When we create a container from an image, we add a small, temporary read/write layer on top of the image layers. This is what allows us to instantiate the container and have it act like a running system. As soon as we stop the container, we discard the read/write layer, which means that any data added or changed in the container is lost, unless we make arrangements to have it stored elsewhere. So, this helps us maintain a level of confidence that any container started from an image will always be the same, and we can restart a container anytime to revert back to that state.

So, as we saw earlier, we can easily instantiate multiple copies of the same image into separate containers. Each of those containers will have their own read/write layer, but they’ll share the same base image. This makes it extremely easy to deploy multiple instances of the same container on a single system, allowing us to quickly build in redundancy and additional capacity quickly.

We can also use this to build really interesting infrastructures! Consider developer tools such as GitHub Codespaces or educational tools like Codio - behind the scenes, those platforms are simply instantiating containers based on a shared image that contains all of the development tools and information that the user needs, and once the user is done with their work, the container can be either paused to save computing resources, or it can be destroyed if no longer needed by the user.

So, in summary, why should we consider using containers in our infrastructure instead of the virtual machines we’ve been learning about so far? Well, for starters, we know that images for containers are typically much smaller than traditional virtual machines, and the use of layers and de-duplication allows us to further reduce the storage needed by images that share a common ancestor. In addition, since the image itself is somewhat decoupled from the underlying operating system, it becomes very easy to decouple our applications from the operating system it runs on. We’ve also discussed how containers and images are very portable and scalable, so it is very easy to start and run a container just about anywhere it is needed. Finally, as we’ll see later in this module, there are many tools available to help us orchestrate our containers across many systems, such as Kubernetes.

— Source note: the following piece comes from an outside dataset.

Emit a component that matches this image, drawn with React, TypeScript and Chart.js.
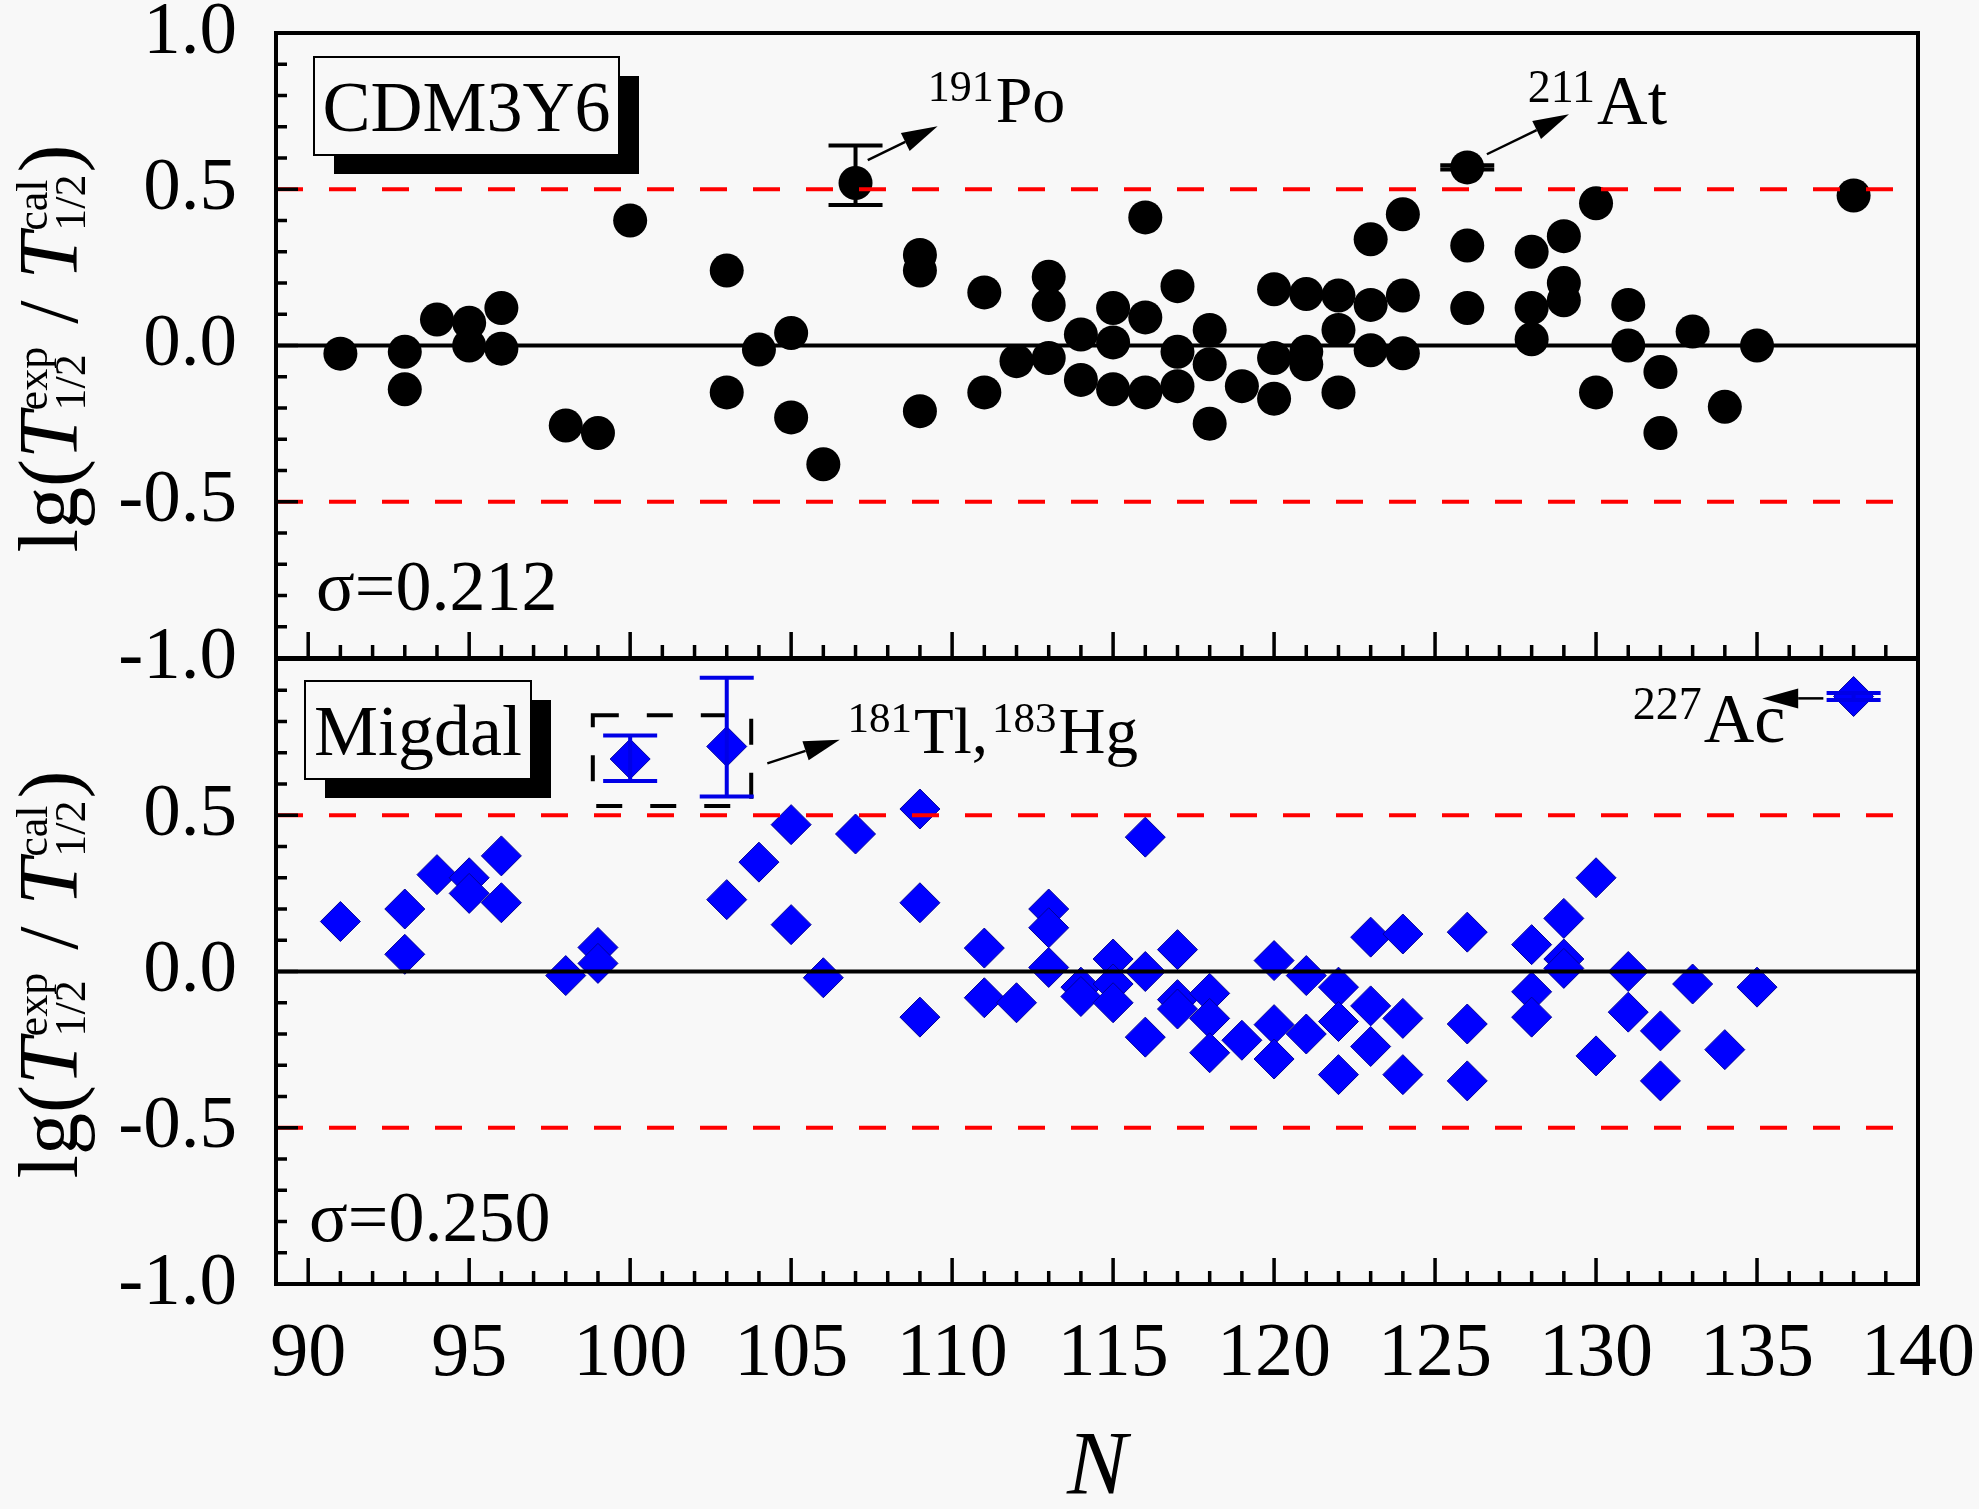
import React, { useEffect, useRef } from 'react';
import { Chart, registerables } from 'chart.js';

Chart.register(...registerables);

const FONT = '"Liberation Serif", "Times New Roman", Times, serif';
const BG = '#F8F8F8';

// upper panel: CDM3Y6
const cdmN = [91, 93, 93, 94, 95, 95, 96, 96, 98, 99, 100, 103, 103, 104, 105, 105, 106, 107, 109, 109, 109, 111, 111, 112, 113, 113, 113, 114, 114, 115, 115, 115, 116, 116, 116, 117, 117, 117, 118, 118, 118, 119, 120, 120, 120, 121, 121, 121, 122, 122, 122, 123, 123, 123, 124, 124, 124, 126, 126, 126, 128, 128, 128, 129, 129, 129, 130, 130, 131, 131, 132, 132, 133, 134, 135, 138];
const cdmV = [-0.026, -0.02, -0.14, 0.083, 0.073, 0.0, 0.12, -0.01, -0.256, -0.28, 0.40, 0.24, -0.15, -0.013, 0.04, -0.23, -0.38, 0.52, 0.29, 0.24, -0.21, 0.17, -0.15, -0.05, 0.22, 0.13, -0.04, 0.035, -0.11, 0.12, 0.01, -0.14, 0.41, 0.09, -0.15, 0.19, -0.02, -0.13, 0.05, -0.06, -0.25, -0.13, 0.18, -0.04, -0.17, 0.165, -0.02, -0.06, 0.16, 0.05, -0.15, 0.34, 0.13, -0.015, 0.42, 0.16, -0.025, 0.57, 0.32, 0.12, 0.30, 0.12, 0.02, 0.35, 0.20, 0.145, 0.455, -0.15, 0.13, 0.0, -0.085, -0.28, 0.045, -0.196, 0.0, 0.48];
const cdmErrN = [107, 126];
const cdmErrLo = [0.45, 0.563];
const cdmErrHi = [0.64, 0.577];

// lower panel: Migdal
const migN = [91, 93, 93, 94, 95, 95, 96, 96, 98, 99, 99, 100, 103, 103, 104, 105, 105, 106, 107, 109, 109, 109, 111, 111, 112, 113, 113, 113, 114, 114, 115, 115, 115, 116, 116, 116, 117, 117, 117, 118, 118, 118, 119, 120, 120, 120, 121, 121, 122, 122, 122, 123, 123, 123, 124, 124, 124, 126, 126, 126, 128, 128, 128, 129, 129, 129, 130, 130, 131, 131, 132, 132, 133, 134, 135, 138];
const migV = [0.16, 0.20, 0.055, 0.31, 0.30, 0.25, 0.37, 0.22, -0.013, 0.077, 0.026, 0.68, 0.72, 0.23, 0.35, 0.47, 0.15, -0.02, 0.44, 0.52, 0.22, -0.146, 0.075, -0.084, -0.10, 0.20, 0.14, 0.013, -0.05, -0.08, 0.04, -0.04, -0.10, 0.43, 0.0, -0.21, 0.07, -0.09, -0.12, -0.07, -0.15, -0.26, -0.22, 0.035, -0.17, -0.28, -0.013, -0.20, -0.05, -0.16, -0.33, 0.11, -0.11, -0.24, 0.12, -0.15, -0.33, 0.126, -0.168, -0.35, 0.086, -0.065, -0.146, 0.17, 0.04, 0.01, 0.30, -0.27, 0.0, -0.13, -0.19, -0.35, -0.04, -0.25, -0.05, 0.88];
const migErrN = [100, 103, 138];
const migErrLo = [0.61, 0.56, 0.869];
const migErrHi = [0.755, 0.94, 0.891];
const migInsetBox = [98.84, 103.76, 0.53, 0.82]; // N from, N to, lg from, lg to

// axes
const xTicks = [90, 95, 100, 105, 110, 115, 120, 125, 130, 135, 140];
const yTicks = [-1, -0.5, 0, 0.5, 1];
const refLines = [-0.5, 0.5];

type Note = { n: number; v: number; size: number; parts: [string, string][] };
type Arrow = [number, number, number, number];

const cdmNotes: Note[] = [
  { n: 109.24, v: 0.715, size: 66, parts: [['191', 'Po']] },
  { n: 127.88, v: 0.708, size: 70, parts: [['211', 'At']] },
];
const cdmArrows: Arrow[] = [
  [107.38, 0.593, 109.55, 0.702],
  [126.61, 0.612, 129.16, 0.74],
];
const migNotes: Note[] = [
  { n: 106.75, v: 0.7, size: 65, parts: [['181', 'Tl,'], ['183', 'Hg']] },
  { n: 131.14, v: 0.736, size: 70, parts: [['227', 'Ac']] },
];
const migArrows: Arrow[] = [
  [104.26, 0.666, 106.51, 0.742],
  [137.06, 0.874, 135.16, 0.874],
];

type PanelCfg = {
  label: string;
  labelBox: [number, number, number, number]; // dx, dy from chart area corner, w, h
  sigma: string;
  sigmaPos: [number, number]; // dx from left, dy up from bottom
  errN: number[];
  errLo: number[];
  errHi: number[];
  errColor: string;
  notes: Note[];
  arrows: Arrow[];
  inset?: number[];
};

function drawYTitle(ctx: CanvasRenderingContext2D, baseX: number, cy: number) {
  const big = `${84}px ${FONT}`;
  const bigI = `italic ${84}px ${FONT}`;
  const small = `${44}px ${FONT}`;
  const segs: { t?: string; f?: string; st?: [string, string] }[] = [
    { t: 'lg(', f: big },
    { t: 'T', f: bigI },
    { st: ['exp', '1/2'] },
    { t: ' / ', f: big },
    { t: 'T', f: bigI },
    { st: ['cal', '1/2'] },
    { t: ')', f: big },
  ];
  ctx.save();
  const widths = segs.map((s) => {
    if (s.st) {
      ctx.font = small;
      return Math.max(ctx.measureText(s.st[0]).width, ctx.measureText(s.st[1]).width) + 4;
    }
    ctx.font = s.f!;
    return ctx.measureText(s.t!).width;
  });
  const total = widths.reduce((p, c) => p + c, 0);
  ctx.translate(baseX, cy);
  ctx.rotate(-Math.PI / 2);
  ctx.fillStyle = '#000';
  ctx.textAlign = 'left';
  ctx.textBaseline = 'alphabetic';
  let u = -total / 2;
  segs.forEach((s, i) => {
    if (s.st) {
      ctx.font = small;
      ctx.fillText(s.st[0], u + 2, -30);
      ctx.fillText(s.st[1], u + 2, 8);
    } else {
      ctx.font = s.f!;
      ctx.fillText(s.t!, u, 0);
    }
    u += widths[i];
  });
  ctx.restore();
}

function drawArrow(ctx: CanvasRenderingContext2D, x1: number, y1: number, x2: number, y2: number) {
  const ang = Math.atan2(y2 - y1, x2 - x1);
  const len = 36;
  const hw = 10;
  const bx = x2 - Math.cos(ang) * len;
  const by = y2 - Math.sin(ang) * len;
  ctx.save();
  ctx.strokeStyle = '#000';
  ctx.fillStyle = '#000';
  ctx.lineWidth = 2.5;
  ctx.beginPath();
  ctx.moveTo(x1, y1);
  ctx.lineTo(bx, by);
  ctx.stroke();
  ctx.beginPath();
  ctx.moveTo(x2, y2);
  ctx.lineTo(bx + Math.sin(ang) * hw, by - Math.cos(ang) * hw);
  ctx.lineTo(bx - Math.sin(ang) * hw, by + Math.cos(ang) * hw);
  ctx.closePath();
  ctx.fill();
  ctx.restore();
}

function makeDecor(cfg: PanelCfg) {
  return {
    id: 'panelDecor',
    afterDatasetsDraw(chart: Chart) {
      const { ctx, chartArea: a } = chart;
      const x = chart.scales.x;
      const y = chart.scales.y;
      ctx.save();

      // zero line and +/-0.5 guides
      ctx.strokeStyle = '#000';
      ctx.lineWidth = 4;
      const y0 = y.getPixelForValue(0);
      ctx.beginPath();
      ctx.moveTo(a.left, y0);
      ctx.lineTo(a.right, y0);
      ctx.stroke();
      ctx.strokeStyle = '#FF0000';
      ctx.setLineDash([27, 26]);
      refLines.forEach((v) => {
        const py = y.getPixelForValue(v);
        ctx.beginPath();
        ctx.moveTo(a.left, py);
        ctx.lineTo(a.right - 18, py);
        ctx.stroke();
      });

      // dashed inset frame
      if (cfg.inset) {
        const [n1, n2, v1, v2] = cfg.inset;
        const l = x.getPixelForValue(n1);
        const r = x.getPixelForValue(n2);
        const t = y.getPixelForValue(v2);
        const b = y.getPixelForValue(v1);
        ctx.strokeStyle = '#000';
        ctx.lineWidth = 4;
        ctx.setLineDash([26, 28]);
        ctx.strokeRect(l, t, r - l, b - t);
      }
      ctx.setLineDash([]);

      // error bars
      ctx.strokeStyle = cfg.errColor;
      ctx.lineWidth = 4;
      cfg.errN.forEach((n, i) => {
        const px = x.getPixelForValue(n);
        const lo = y.getPixelForValue(cfg.errLo[i]);
        const hi = y.getPixelForValue(cfg.errHi[i]);
        ctx.beginPath();
        ctx.moveTo(px, lo);
        ctx.lineTo(px, hi);
        ctx.moveTo(px - 27, lo);
        ctx.lineTo(px + 27, lo);
        ctx.moveTo(px - 27, hi);
        ctx.lineTo(px + 27, hi);
        ctx.stroke();
      });

      // frame
      ctx.strokeStyle = '#000';
      ctx.lineWidth = 4;
      ctx.strokeRect(a.left, a.top, a.right - a.left, a.bottom - a.top);

      // inward ticks
      ctx.lineWidth = 3.5;
      ctx.beginPath();
      for (let k = -10; k <= 10; k++) {
        const py = y.getPixelForValue(k / 10);
        const len = k % 5 === 0 ? 22 : 11;
        ctx.moveTo(a.left, py);
        ctx.lineTo(a.left + len, py);
      }
      for (let n = 89; n <= 140; n++) {
        const px = x.getPixelForValue(n);
        const len = n % 5 === 0 ? 26 : 13;
        ctx.moveTo(px, a.bottom);
        ctx.lineTo(px, a.bottom - len);
      }
      ctx.stroke();

      // label box with shadow
      const [bx, by, bw, bh] = cfg.labelBox;
      const L = a.left + bx;
      const T = a.top + by;
      ctx.fillStyle = '#000';
      ctx.fillRect(L + 20, T + 19, bw, bh);
      ctx.fillStyle = BG;
      ctx.fillRect(L, T, bw, bh);
      ctx.lineWidth = 2;
      ctx.strokeRect(L, T, bw, bh);
      ctx.fillStyle = '#000';
      ctx.font = `72px ${FONT}`;
      ctx.textAlign = 'center';
      ctx.textBaseline = 'alphabetic';
      ctx.fillText(cfg.label, L + bw / 2, T + 74);

      // sigma
      ctx.textAlign = 'left';
      ctx.fillText(cfg.sigma, a.left + cfg.sigmaPos[0], a.bottom - cfg.sigmaPos[1]);

      // annotations
      cfg.notes.forEach((nt) => {
        let px = x.getPixelForValue(nt.n);
        const base = y.getPixelForValue(nt.v);
        const supSize = Math.round(nt.size * 0.66);
        nt.parts.forEach(([sup, main]) => {
          ctx.font = `${supSize}px ${FONT}`;
          ctx.fillText(sup, px, base - nt.size * 0.32);
          px += ctx.measureText(sup).width + 2;
          ctx.font = `${nt.size}px ${FONT}`;
          ctx.fillText(main, px, base);
          px += ctx.measureText(main).width + 4;
        });
      });
      cfg.arrows.forEach(([n1, v1, n2, v2]) => {
        drawArrow(ctx, x.getPixelForValue(n1), y.getPixelForValue(v1), x.getPixelForValue(n2), y.getPixelForValue(v2));
      });

      // y-axis title
      drawYTitle(ctx, 77, (a.top + a.bottom) / 2 + 3);
      ctx.restore();
    },
  };
}

const yTickFmt = (hideTop: boolean) => (v: number | string) => {
  const n = Number(v);
  if (hideTop && n === 1) return '';
  return n.toFixed(1);
};

export default function App() {
  const topRef = useRef<HTMLCanvasElement | null>(null);
  const botRef = useRef<HTMLCanvasElement | null>(null);

  useEffect(() => {
    if (!topRef.current || !botRef.current) return;

    const yScale = (hideTop: boolean) => ({
      type: 'linear' as const,
      min: -1,
      max: 1,
      afterFit: (s: any) => {
        // fixed axis width; labels may overhang the plot edges
        s.width = 276;
        s.paddingTop = 0;
        s.paddingBottom = 0;
      },
      afterBuildTicks: (s: any) => {
        s.ticks = yTicks.map((v) => ({ value: v }));
      },
      grid: { display: false },
      border: { display: false },
      ticks: {
        color: '#000',
        padding: 31,
        font: { family: FONT, size: 75, lineHeight: 0.8 },
        callback: yTickFmt(hideTop),
      },
    });

    const top = new Chart(topRef.current, {
      type: 'scatter',
      data: {
        datasets: [
          {
            data: cdmN.map((n, i) => ({ x: n, y: cdmV[i] })),
            pointStyle: 'circle',
            pointRadius: 17,
            pointHoverRadius: 17,
            backgroundColor: '#000',
            borderWidth: 0,
          },
        ],
      },
      options: {
        animation: false,
        responsive: false,
        devicePixelRatio: 1,
        events: [],
        layout: { autoPadding: false, padding: { left: 0, right: 61, top: 33, bottom: 42 } },
        plugins: { legend: { display: false }, tooltip: { enabled: false } },
        scales: {
          x: { type: 'linear', min: 89, max: 140, display: false },
          y: yScale(false) as any,
        },
      },
      plugins: [
        makeDecor({
          label: 'CDM3Y6',
          labelBox: [38, 24, 305, 98],
          sigma: 'σ=0.212',
          sigmaPos: [40, 48],
          errN: cdmErrN,
          errLo: cdmErrLo,
          errHi: cdmErrHi,
          errColor: '#000',
          notes: cdmNotes,
          arrows: cdmArrows,
        }),
      ],
    });

    const bot = new Chart(botRef.current, {
      type: 'scatter',
      data: {
        datasets: [
          {
            data: migN.map((n, i) => ({ x: n, y: migV[i] })),
            pointStyle: 'rectRot',
            pointRadius: 20,
            pointHoverRadius: 20,
            backgroundColor: '#0000FF',
            borderColor: '#000099',
            borderWidth: 1,
          },
        ],
      },
      options: {
        animation: false,
        responsive: false,
        devicePixelRatio: 1,
        events: [],
        layout: { autoPadding: false, padding: { left: 0, right: 61, top: 59, bottom: 0 } },
        plugins: { legend: { display: false }, tooltip: { enabled: false } },
        scales: {
          x: {
            type: 'linear',
            min: 89,
            max: 140,
            afterFit: (s: any) => {
              s.height = 225;
              s.paddingLeft = 0;
              s.paddingRight = 0;
            },
            afterBuildTicks: (s: any) => {
              s.ticks = xTicks.map((v) => ({ value: v }));
            },
            grid: { display: false },
            border: { display: false },
            ticks: {
              color: '#000',
              padding: 25,
              maxRotation: 0,
              font: { family: FONT, size: 76, lineHeight: 1 },
            },
            title: {
              display: true,
              text: 'N',
              color: '#000',
              font: { family: FONT, size: 90, style: 'italic', lineHeight: 1 },
              padding: { top: 0, bottom: -6 },
            },
          },
          y: yScale(true) as any,
        },
      },
      plugins: [
        makeDecor({
          label: 'Migdal',
          labelBox: [29, 22, 226, 98],
          sigma: 'σ=0.250',
          sigmaPos: [33, 43],
          errN: migErrN,
          errLo: migErrLo,
          errHi: migErrHi,
          errColor: '#0000E6',
          notes: migNotes,
          arrows: migArrows,
          inset: migInsetBox,
        }),
      ],
    });

    return () => {
      top.destroy();
      bot.destroy();
    };
  }, []);

  return (
    <div style={{ position: 'absolute', left: 0, top: 0, width: 1979, height: 1509, background: BG, overflow: 'hidden' }}>
      <canvas ref={topRef} width={1979} height={700} style={{ position: 'absolute', left: 0, top: 0 }} />
      <canvas ref={botRef} width={1979} height={909} style={{ position: 'absolute', left: 0, top: 600 }} />
    </div>
  );
}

One topic we really haven’t talked about yet is sandboxing. This is another great feature of containers that really can’t be overlooked. Consider a traditional web-hosting scenario, where a single server has a webserver such as Apache installed, as well as a database, email server, and more. Since all of those applications are installed on the same operating system, a vulnerability in any one of them can allow an attacker access to the entire system! Instead, if each of those applications is running in a separate container, we can easily isolate them and control how they communicate with each other, and therefore prevent a vulnerability in one application from affecting the others! Of course, this depends on us properly configuring our container engine itself, and as we’ll see later in this lab, it is very easy to unintentionally introduce security concerns unless we truly understand what we are doing.

As we’ve already heard in this video, containers are quickly becoming one of the most used tools in system administration today. According to Docker, as of April 2021, there have been over 300 billion individual image downloads from Docker Hub, with 10% of those coming just in the last quarter! There are also over 8.3 million individual image repositories hosted on Docker Hub, meaning that nearly any self-hosted piece of software can probably be found on Docker Hub in some form.

Datadog also publishes their list of the top technologies running in Docker among their clients. Looking here, there aren’t too many surprises - we see that the Nginx webserver, Redis key-value database, and Postgres relational database are the top three images, with many other enterprise tools and data storage platforms close behind.

Hopefully this gives you a good overview of the architecture of containers and some of the technology behind the scenes. In the next few parts of this lab, we’re going to dive directly into using Docker on our own systems.